Greenwell Springs Baptist has a staff of several other pastors who will take over until the church finds a new senior pastor, he said.

“I’ve always believed the best time for a pastor to step aside is when things are going good and that’s true here at Greenwell Springs,” Terry said. “The Sunday I stepped down we had nine join the church. It is just confirmation: God is letting this church know it is not about a preacher; things are still going to be OK regardless if Dennis Terry is here or not.”

Greenwell Springs Baptist member and chaplain Ronnie Langlois, said the church accepts the pastor’s decision.

“The response of the congregation when he made his announcement was sadness,” Langlios said, “but it was immediately followed by expressions of ‘If it is God’s call, we will miss you. We’re glad you are honoring God’s call on your life.’

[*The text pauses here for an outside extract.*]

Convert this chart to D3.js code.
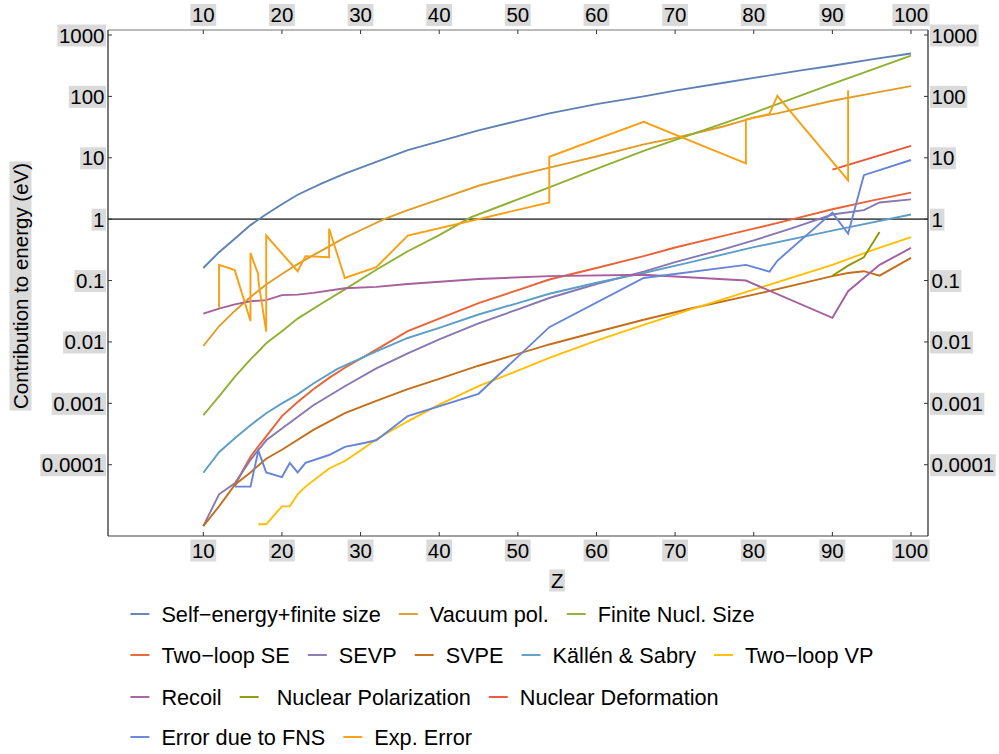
<!DOCTYPE html>
<html><head><meta charset="utf-8">
<script src="https://cdn.jsdelivr.net/npm/d3@7"></script>
<style>body{margin:0;background:#fff}text{font-family:"Liberation Sans",Arial,sans-serif;fill:#000}</style>
</head><body><svg id="c" width="999" height="754"></svg>
<script>
// ---------- data ----------
const xTicks = [10,20,30,40,50,60,70,80,90,100];
const xTickLabels = ["10","20","30","40","50","60","70","80","90","100"];
const yTicks = [1e-4,1e-3,1e-2,1e-1,1,10,100,1000];
const yTickLabels = ["0.0001","0.001","0.01","0.1","1","10","100","1000"];
const xTitle = "Z";
const yTitle = "Contribution to energy (eV)";

const selfEnergy = [[10,0.16],[12,0.29],[14,0.48],[16,0.8],[18,1.2],[20,1.75],[22,2.5],[25,3.8],[28,5.5],[32,8.6],[36,13.3],[40,18.5],[45,28],[50,40],[54,53],[60,75],[66,100],[70,124],[76,165],[80,200],[86,265],[90,315],[95,400],[100,500]];
const vacuumPol = [[10,0.0086],[12,0.018],[14,0.032],[16,0.054],[18,0.086],[20,0.128],[22,0.185],[24,0.26],[26,0.36],[28,0.5],[30,0.66],[33,1.0],[36,1.4],[40,2.1],[45,3.5],[50,5.2],[54,6.9],[60,10.5],[66,16.5],[70,21],[76,32],[80,45],[83,53],[90,85],[95,112],[100,147]];
const finiteNuclSize = [[10,0.00064],[12,0.0013],[14,0.0027],[16,0.0052],[18,0.0095],[20,0.015],[22,0.024],[25,0.042],[28,0.072],[32,0.15],[36,0.3],[40,0.55],[44,1.07],[50,2.1],[54,3.3],[60,6.6],[66,13],[73,26.5],[80,54],[90,160],[100,460]];
const twoLoopSE = [[14,4.4e-5],[15,8e-5],[16,1.35e-4],[17,2.0e-4],[18,2.9e-4],[20,6.2e-4],[22,1.05e-3],[24,1.7e-3],[26,2.6e-3],[28,3.8e-3],[32,7.5e-3],[36,0.015],[40,0.024],[45,0.043],[50,0.07],[54,0.104],[60,0.16],[66,0.25],[70,0.345],[76,0.53],[80,0.7],[85,1.0],[90,1.45],[95,2.0],[100,2.7]];
const sevp = [[10,1e-5],[12,3.3e-5],[14,5e-5],[16,1.2e-4],[18,2.5e-4],[20,3.9e-4],[24,9.3e-4],[28,1.9e-3],[32,3.7e-3],[36,6.5e-3],[40,0.011],[45,0.02],[50,0.034],[54,0.052],[60,0.088],[66,0.14],[70,0.2],[76,0.32],[80,0.45],[85,0.72],[90,1.19],[94,1.4],[96,1.87],[100,2.1]];
const svpe = [[10,1e-5],[12,2.1e-5],[14,4.7e-5],[16,7.5e-5],[18,1.25e-4],[20,1.75e-4],[24,3.7e-4],[28,6.9e-4],[32,1.1e-3],[36,1.7e-3],[40,2.5e-3],[45,4.1e-3],[54,9.1e-3],[60,0.0145],[66,0.023],[72,0.035],[80,0.059],[90,0.118],[92,0.133],[94,0.142],[96,0.12],[100,0.234]];
const kallenSabry = [[10,7.4e-5],[12,1.6e-4],[14,2.7e-4],[16,4.4e-4],[18,6.9e-4],[20,1.0e-3],[22,1.4e-3],[24,2.1e-3],[27,3.6e-3],[32,7.0e-3],[36,0.0116],[40,0.017],[45,0.028],[50,0.043],[54,0.061],[60,0.092],[66,0.133],[72,0.2],[80,0.35],[90,0.65],[100,1.19]];
const twoLoopVP = [[17,1.07e-5],[18,1.07e-5],[20,2.1e-5],[21,2.1e-5],[22,3.3e-5],[23,4.4e-5],[26,8.7e-5],[28,1.15e-4],[30,1.7e-4],[32,2.6e-4],[36,5.1e-4],[40,9.5e-4],[45,1.9e-3],[50,3.4e-3],[54,5.5e-3],[60,0.0105],[66,0.019],[72,0.034],[80,0.071],[90,0.18],[95,0.31],[100,0.51]];
const recoil = [[10,0.029],[12,0.035],[14,0.041],[16,0.046],[18,0.048],[20,0.058],[22,0.059],[24,0.063],[28,0.075],[32,0.079],[36,0.088],[45,0.106],[54,0.118],[66,0.124],[79,0.1],[90,0.0247],[92,0.067],[96,0.18],[100,0.34]];
const nuclearPolarization = [[90,0.12],[92,0.175],[94,0.24],[96,0.62]];
const nuclearDeformation = [[90,6.4],[100,15.6]];
const errorFNS = [[14,4.4e-5],[16,4.4e-5],[17,1.7e-4],[18,7.5e-5],[20,6.3e-5],[21,1.07e-4],[22,7.5e-5],[23,1.07e-4],[26,1.44e-4],[28,1.96e-4],[30,2.2e-4],[32,2.5e-4],[36,6.2e-4],[45,1.43e-3],[54,0.0174],[66,0.11],[79,0.18],[82,0.14],[83,0.21],[90,1.28],[92,0.58],[94,5.2],[100,9.2]];
const expError = [[12,0.036],[12,0.18],[14,0.148],[16,0.022],[16,0.28],[17,0.125],[17,0.1],[18,0.0147],[18,0.54],[22,0.142],[23,0.25],[26,0.24],[26,0.7],[28,0.11],[32,0.165],[36,0.54],[54,1.87],[54,10.4],[66,38.5],[79,8.1],[79,42],[82,52],[83,102],[92,4.3],[92,126]];

const seriesNames = ["Self\u2212energy+finite size","Vacuum pol.","Finite Nucl. Size","Two\u2212loop SE","SEVP","SVPE","Källén & Sabry","Two\u2212loop VP","Recoil"," Nuclear Polarization","Nuclear Deformation","Error due to FNS","Exp. Error"];
const seriesData = [selfEnergy,vacuumPol,finiteNuclSize,twoLoopSE,sevp,svpe,kallenSabry,twoLoopVP,recoil,nuclearPolarization,nuclearDeformation,errorFNS,expError];
const seriesColors = ["#5E81B5","#E19C24","#8FB032","#EB6235","#8778B3","#C56E1A","#5D9EC7","#FFBF00","#A5609D","#929600","#E95536","#6685D9","#F89F13"];
const legendRows = [[0,1,2],[3,4,5,6,7],[8,9,10],[11,12]];

// ---------- layout ----------
const W=999,H=754;
const L=108,R=928,T=30,B=536;
const FS=20.5, LFS=21.7, LBG="#dadada";
const svg=d3.select("#c");
const x=d3.scaleLinear().domain([-2.12,102.16]).range([L,R]);
const y=d3.scaleLog().domain([Math.pow(10,-5.161),Math.pow(10,3.0815)]).range([B,T]);

function boxed(sel){
  sel.each(function(){
    const bb=this.getBBox();
    const p=this.parentNode;
    d3.select(p).insert("rect",()=>this)
      .attr("x",bb.x-1.5).attr("y",bb.y+1).attr("width",bb.width+3).attr("height",bb.height-1)
      .attr("fill",LBG).attr("transform",d3.select(this).attr("transform"));
  });
}

const plot=svg.append("g");
const line=d3.line().x(d=>x(d[0])).y(d=>y(d[1]));
// unity reference line
plot.append("line").attr("x1",L).attr("x2",R).attr("y1",y(1)).attr("y2",y(1)).attr("stroke","#555").attr("stroke-width",1.6);
seriesData.forEach((s,i)=>{
  plot.append("path").attr("d",line(s)).attr("fill","none").attr("stroke",seriesColors[i]).attr("stroke-width",1.9).attr("stroke-linejoin","miter");
});

// frame
const fr=svg.append("g").attr("stroke","#222").attr("stroke-width",1.2);
fr.append("line").attr("x1",L).attr("x2",R).attr("y1",B).attr("y2",B).attr("stroke","#444");
fr.append("line").attr("x1",L).attr("x2",R).attr("y1",T).attr("y2",T).attr("stroke","#777");
fr.append("line").attr("x1",L).attr("x2",L).attr("y1",T).attr("y2",B);
fr.append("line").attr("x1",R).attr("x2",R).attr("y1",T).attr("y2",B);

// ticks
const tk=svg.append("g").attr("stroke","#333").attr("stroke-width",1);
xTicks.forEach(v=>{
  tk.append("line").attr("x1",x(v)).attr("x2",x(v)).attr("y1",B).attr("y2",B-4);
  tk.append("line").attr("x1",x(v)).attr("x2",x(v)).attr("y1",T).attr("y2",T+4);
});
yTicks.forEach(v=>{
  tk.append("line").attr("x1",L).attr("x2",L+4).attr("y1",y(v)).attr("y2",y(v));
  tk.append("line").attr("x1",R).attr("x2",R-4).attr("y1",y(v)).attr("y2",y(v));
});

const lab=svg.append("g").style("font-size",FS+"px");
const bt=lab.selectAll(".xb").data(xTicks).enter().append("text").attr("x",d=>x(d)).attr("y",550).attr("text-anchor","middle").attr("dominant-baseline","central").text((d,i)=>xTickLabels[i]);
const tt=lab.selectAll(".xt").data(xTicks).enter().append("text").attr("x",d=>x(d)).attr("y",14.5).attr("text-anchor","middle").attr("dominant-baseline","central").text((d,i)=>xTickLabels[i]);
const lt=lab.selectAll(".yl").data(yTicks).enter().append("text").attr("x",L-3.5).attr("y",d=>y(d)).attr("text-anchor","end").attr("dominant-baseline","central").text((d,i)=>yTickLabels[i]);
const rt=lab.selectAll(".yr").data(yTicks).enter().append("text").attr("x",R+3.5).attr("y",d=>y(d)).attr("text-anchor","start").attr("dominant-baseline","central").text((d,i)=>yTickLabels[i]);
const xt=lab.append("text").attr("x",(x(10)+x(100))/2+0).attr("y",580).attr("text-anchor","middle").attr("dominant-baseline","central").text(xTitle);
const yt=lab.append("text").attr("transform",`translate(20,${(T+B)/2+3}) rotate(-90)`).attr("text-anchor","middle").attr("dominant-baseline","central").text(yTitle);
[bt,tt,lt,rt,xt,yt].forEach(boxed);

// legend
const lg=svg.append("g").style("font-size",LFS+"px");
const rowY=[614,655,697,737];
legendRows.forEach((row,r)=>{
  let cx=130.4;
  row.forEach(i=>{
    lg.append("line").attr("x1",cx).attr("x2",cx+19).attr("y1",rowY[r]).attr("y2",rowY[r]).attr("stroke",seriesColors[i]).attr("stroke-width",1.9);
    const t=lg.append("text").attr("x",cx+31).attr("y",rowY[r]).attr("dominant-baseline","central").style("white-space","pre").text(seriesNames[i]);
    cx=cx+31+t.node().getComputedTextLength()+18;
  });
});
</script></body></html>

“That’s the way I feel too,” Langlois said. “I’m gonna miss him, but we don’t go to church to worship a man. If God called him to Huntsville, we want him to be in Huntsville and be doing the things God called him to do.”

Terry acknowledged his time at Greenwell Springs Baptist “has been wonderful. I actually thought I’d retire here.

“It’s hard to leave the church. I’m leaving my four children and my four precious grandchildren are all here,” Terry said, “but I guess God has other plans for me. This is all new for me — whole new adventure.”

A moving van is expected on Monday and he plans to preach in Alabama on Aug. 26.

“I’m a peace; my family is at peace; the church is at peace; the Lord is good,” Terry said.